→ **Requirement**: Output all lines exactly.

→ **Recorded information**:

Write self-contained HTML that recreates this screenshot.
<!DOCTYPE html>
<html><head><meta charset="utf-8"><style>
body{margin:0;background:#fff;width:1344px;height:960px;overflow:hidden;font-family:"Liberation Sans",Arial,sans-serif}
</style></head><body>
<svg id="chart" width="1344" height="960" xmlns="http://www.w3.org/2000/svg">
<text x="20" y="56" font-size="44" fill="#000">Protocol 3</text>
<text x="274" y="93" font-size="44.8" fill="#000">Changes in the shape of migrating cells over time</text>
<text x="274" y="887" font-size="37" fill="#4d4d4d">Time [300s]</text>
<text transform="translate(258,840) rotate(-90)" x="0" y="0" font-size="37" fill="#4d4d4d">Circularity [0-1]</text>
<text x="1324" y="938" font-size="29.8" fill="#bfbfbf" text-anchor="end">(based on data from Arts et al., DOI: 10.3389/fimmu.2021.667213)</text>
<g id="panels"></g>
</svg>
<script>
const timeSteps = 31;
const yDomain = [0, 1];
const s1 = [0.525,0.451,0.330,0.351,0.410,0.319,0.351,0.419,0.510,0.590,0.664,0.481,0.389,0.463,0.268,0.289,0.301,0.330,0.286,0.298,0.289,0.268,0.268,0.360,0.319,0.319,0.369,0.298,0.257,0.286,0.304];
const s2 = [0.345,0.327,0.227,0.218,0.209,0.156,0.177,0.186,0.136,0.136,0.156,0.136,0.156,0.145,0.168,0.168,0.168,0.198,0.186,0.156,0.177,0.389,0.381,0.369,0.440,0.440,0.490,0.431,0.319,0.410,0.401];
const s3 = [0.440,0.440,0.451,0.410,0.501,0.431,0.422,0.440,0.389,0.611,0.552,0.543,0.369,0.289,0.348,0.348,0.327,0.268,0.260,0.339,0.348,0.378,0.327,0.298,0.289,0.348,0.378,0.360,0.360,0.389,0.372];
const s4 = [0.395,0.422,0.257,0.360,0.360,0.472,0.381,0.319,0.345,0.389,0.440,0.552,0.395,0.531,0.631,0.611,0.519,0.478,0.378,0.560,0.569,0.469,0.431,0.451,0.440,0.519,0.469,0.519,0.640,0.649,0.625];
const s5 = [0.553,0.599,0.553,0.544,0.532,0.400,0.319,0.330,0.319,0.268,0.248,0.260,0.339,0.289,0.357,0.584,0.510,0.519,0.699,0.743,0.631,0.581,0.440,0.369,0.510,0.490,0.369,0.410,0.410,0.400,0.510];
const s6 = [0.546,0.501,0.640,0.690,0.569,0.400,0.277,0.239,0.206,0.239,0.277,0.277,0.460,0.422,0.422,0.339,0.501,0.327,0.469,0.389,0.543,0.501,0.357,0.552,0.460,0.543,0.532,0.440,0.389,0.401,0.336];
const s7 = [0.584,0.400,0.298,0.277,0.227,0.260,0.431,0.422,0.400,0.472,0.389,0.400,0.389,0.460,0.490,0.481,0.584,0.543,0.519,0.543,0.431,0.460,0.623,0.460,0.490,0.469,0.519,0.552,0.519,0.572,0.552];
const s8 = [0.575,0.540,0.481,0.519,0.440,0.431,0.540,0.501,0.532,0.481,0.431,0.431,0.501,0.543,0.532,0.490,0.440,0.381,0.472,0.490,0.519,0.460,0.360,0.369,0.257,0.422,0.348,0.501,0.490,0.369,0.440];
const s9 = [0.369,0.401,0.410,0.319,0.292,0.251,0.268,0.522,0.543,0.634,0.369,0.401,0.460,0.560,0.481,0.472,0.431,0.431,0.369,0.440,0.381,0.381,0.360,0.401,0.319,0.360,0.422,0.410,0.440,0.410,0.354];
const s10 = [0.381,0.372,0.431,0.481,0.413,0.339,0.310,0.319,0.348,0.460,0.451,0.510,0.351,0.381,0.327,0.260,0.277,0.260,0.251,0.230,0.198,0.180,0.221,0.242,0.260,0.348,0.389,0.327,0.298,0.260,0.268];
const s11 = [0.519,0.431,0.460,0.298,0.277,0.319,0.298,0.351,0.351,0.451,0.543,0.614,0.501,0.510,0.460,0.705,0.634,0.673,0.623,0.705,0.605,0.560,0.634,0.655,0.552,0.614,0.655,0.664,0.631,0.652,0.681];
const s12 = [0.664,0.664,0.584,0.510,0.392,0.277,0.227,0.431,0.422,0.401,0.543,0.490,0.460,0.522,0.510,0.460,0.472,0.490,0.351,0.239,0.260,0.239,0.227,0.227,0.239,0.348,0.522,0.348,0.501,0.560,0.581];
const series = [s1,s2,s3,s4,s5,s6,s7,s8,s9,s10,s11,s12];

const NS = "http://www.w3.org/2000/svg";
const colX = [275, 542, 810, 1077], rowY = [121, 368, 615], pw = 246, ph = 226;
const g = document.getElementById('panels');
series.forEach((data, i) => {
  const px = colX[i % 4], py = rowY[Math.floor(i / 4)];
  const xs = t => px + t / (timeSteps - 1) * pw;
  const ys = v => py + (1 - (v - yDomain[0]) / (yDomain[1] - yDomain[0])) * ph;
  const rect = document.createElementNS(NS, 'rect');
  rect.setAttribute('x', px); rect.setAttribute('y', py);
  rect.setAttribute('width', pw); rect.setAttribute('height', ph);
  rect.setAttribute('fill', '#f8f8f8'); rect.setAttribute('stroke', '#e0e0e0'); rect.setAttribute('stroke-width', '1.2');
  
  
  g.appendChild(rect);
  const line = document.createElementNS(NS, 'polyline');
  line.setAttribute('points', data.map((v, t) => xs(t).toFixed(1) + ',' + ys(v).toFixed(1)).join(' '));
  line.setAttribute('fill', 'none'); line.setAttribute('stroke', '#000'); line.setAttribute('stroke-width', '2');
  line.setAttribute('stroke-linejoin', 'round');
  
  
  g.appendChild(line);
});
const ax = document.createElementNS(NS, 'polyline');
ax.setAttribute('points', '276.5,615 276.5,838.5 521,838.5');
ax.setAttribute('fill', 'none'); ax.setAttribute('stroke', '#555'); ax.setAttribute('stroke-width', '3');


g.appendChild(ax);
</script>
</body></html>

→ **Exercise result**:
Write self-contained HTML that recreates this screenshot.
<!DOCTYPE html>
<html><head><meta charset="utf-8"><style>
body{margin:0;background:#fff;width:1344px;height:960px;overflow:hidden;font-family:"Liberation Sans",Arial,sans-serif}
</style></head><body>
<svg id="chart" width="1344" height="960" xmlns="http://www.w3.org/2000/svg">
<text x="20" y="56" font-size="44" fill="#000">Protocol 3</text>
<text x="274" y="93" font-size="44.8" fill="#000">Changes in the shape of migrating cells over time</text>
<text x="274" y="887" font-size="37" fill="#4d4d4d">Time [300s]</text>
<text transform="translate(258,840) rotate(-90)" x="0" y="0" font-size="37" fill="#4d4d4d">Circularity [0-1]</text>
<text x="1324" y="938" font-size="29.8" fill="#bfbfbf" text-anchor="end">(based on data from Arts et al., DOI: 10.3389/fimmu.2021.667213)</text>
<g id="panels"></g>
</svg>
<script>
const timeSteps = 31;
const yDomain = [0, 1];
const s1 = [0.525,0.451,0.330,0.351,0.410,0.319,0.351,0.419,0.510,0.590,0.664,0.481,0.389,0.463,0.268,0.289,0.301,0.330,0.286,0.298,0.289,0.268,0.268,0.360,0.319,0.319,0.369,0.298,0.257,0.286,0.304];
const s2 = [0.345,0.327,0.227,0.218,0.209,0.156,0.177,0.186,0.136,0.136,0.156,0.136,0.156,0.145,0.168,0.168,0.168,0.198,0.186,0.156,0.177,0.389,0.381,0.369,0.440,0.440,0.490,0.431,0.319,0.410,0.401];
const s3 = [0.440,0.440,0.451,0.410,0.501,0.431,0.422,0.440,0.389,0.611,0.552,0.543,0.369,0.289,0.348,0.348,0.327,0.268,0.260,0.339,0.348,0.378,0.327,0.298,0.289,0.348,0.378,0.360,0.360,0.389,0.372];
const s4 = [0.395,0.422,0.257,0.360,0.360,0.472,0.381,0.319,0.345,0.389,0.440,0.552,0.395,0.531,0.631,0.611,0.519,0.478,0.378,0.560,0.569,0.469,0.431,0.451,0.440,0.519,0.469,0.519,0.640,0.649,0.625];
const s5 = [0.553,0.599,0.553,0.544,0.532,0.400,0.319,0.330,0.319,0.268,0.248,0.260,0.339,0.289,0.357,0.584,0.510,0.519,0.699,0.743,0.631,0.581,0.440,0.369,0.510,0.490,0.369,0.410,0.410,0.400,0.510];
const s6 = [0.546,0.501,0.640,0.690,0.569,0.400,0.277,0.239,0.206,0.239,0.277,0.277,0.460,0.422,0.422,0.339,0.501,0.327,0.469,0.389,0.543,0.501,0.357,0.552,0.460,0.543,0.532,0.440,0.389,0.401,0.336];
const s7 = [0.584,0.400,0.298,0.277,0.227,0.260,0.431,0.422,0.400,0.472,0.389,0.400,0.389,0.460,0.490,0.481,0.584,0.543,0.519,0.543,0.431,0.460,0.623,0.460,0.490,0.469,0.519,0.552,0.519,0.572,0.552];
const s8 = [0.575,0.540,0.481,0.519,0.440,0.431,0.540,0.501,0.532,0.481,0.431,0.431,0.501,0.543,0.532,0.490,0.440,0.381,0.472,0.490,0.519,0.460,0.360,0.369,0.257,0.422,0.348,0.501,0.490,0.369,0.440];
const s9 = [0.369,0.401,0.410,0.319,0.292,0.251,0.268,0.522,0.543,0.634,0.369,0.401,0.460,0.560,0.481,0.472,0.431,0.431,0.369,0.440,0.381,0.381,0.360,0.401,0.319,0.360,0.422,0.410,0.440,0.410,0.354];
const s10 = [0.381,0.372,0.431,0.481,0.413,0.339,0.310,0.319,0.348,0.460,0.451,0.510,0.351,0.381,0.327,0.260,0.277,0.260,0.251,0.230,0.198,0.180,0.221,0.242,0.260,0.348,0.389,0.327,0.298,0.260,0.268];
const s11 = [0.519,0.431,0.460,0.298,0.277,0.319,0.298,0.351,0.351,0.451,0.543,0.614,0.501,0.510,0.460,0.705,0.634,0.673,0.623,0.705,0.605,0.560,0.634,0.655,0.552,0.614,0.655,0.664,0.631,0.652,0.681];
const s12 = [0.664,0.664,0.584,0.510,0.392,0.277,0.227,0.431,0.422,0.401,0.543,0.490,0.460,0.522,0.510,0.460,0.472,0.490,0.351,0.239,0.260,0.239,0.227,0.227,0.239,0.348,0.522,0.348,0.501,0.560,0.581];
const series = [s1,s2,s3,s4,s5,s6,s7,s8,s9,s10,s11,s12];

const NS = "http://www.w3.org/2000/svg";
const colX = [275, 542, 810, 1077], rowY = [121, 368, 615], pw = 246, ph = 226;
const g = document.getElementById('panels');
series.forEach((data, i) => {
  const px = colX[i % 4], py = rowY[Math.floor(i / 4)];
  const xs = t => px + t / (timeSteps - 1) * pw;
  const ys = v => py + (1 - (v - yDomain[0]) / (yDomain[1] - yDomain[0])) * ph;
  const rect = document.createElementNS(NS, 'rect');
  rect.setAttribute('x', px); rect.setAttribute('y', py);
  rect.setAttribute('width', pw); rect.setAttribute('height', ph);
  rect.setAttribute('fill', '#f8f8f8'); rect.setAttribute('stroke', '#e0e0e0'); rect.setAttribute('stroke-width', '1.2');
  
  
  g.appendChild(rect);
  const line = document.createElementNS(NS, 'polyline');
  line.setAttribute('points', data.map((v, t) => xs(t).toFixed(1) + ',' + ys(v).toFixed(1)).join(' '));
  line.setAttribute('fill', 'none'); line.setAttribute('stroke', '#000'); line.setAttribute('stroke-width', '2');
  line.setAttribute('stroke-linejoin', 'round');
  
  
  g.appendChild(line);
});
const ax = document.createElementNS(NS, 'polyline');
ax.setAttribute('points', '276.5,615 276.5,838.5 521,838.5');
ax.setAttribute('fill', 'none'); ax.setAttribute('stroke', '#555'); ax.setAttribute('stroke-width', '3');


g.appendChild(ax);
</script>
</body></html>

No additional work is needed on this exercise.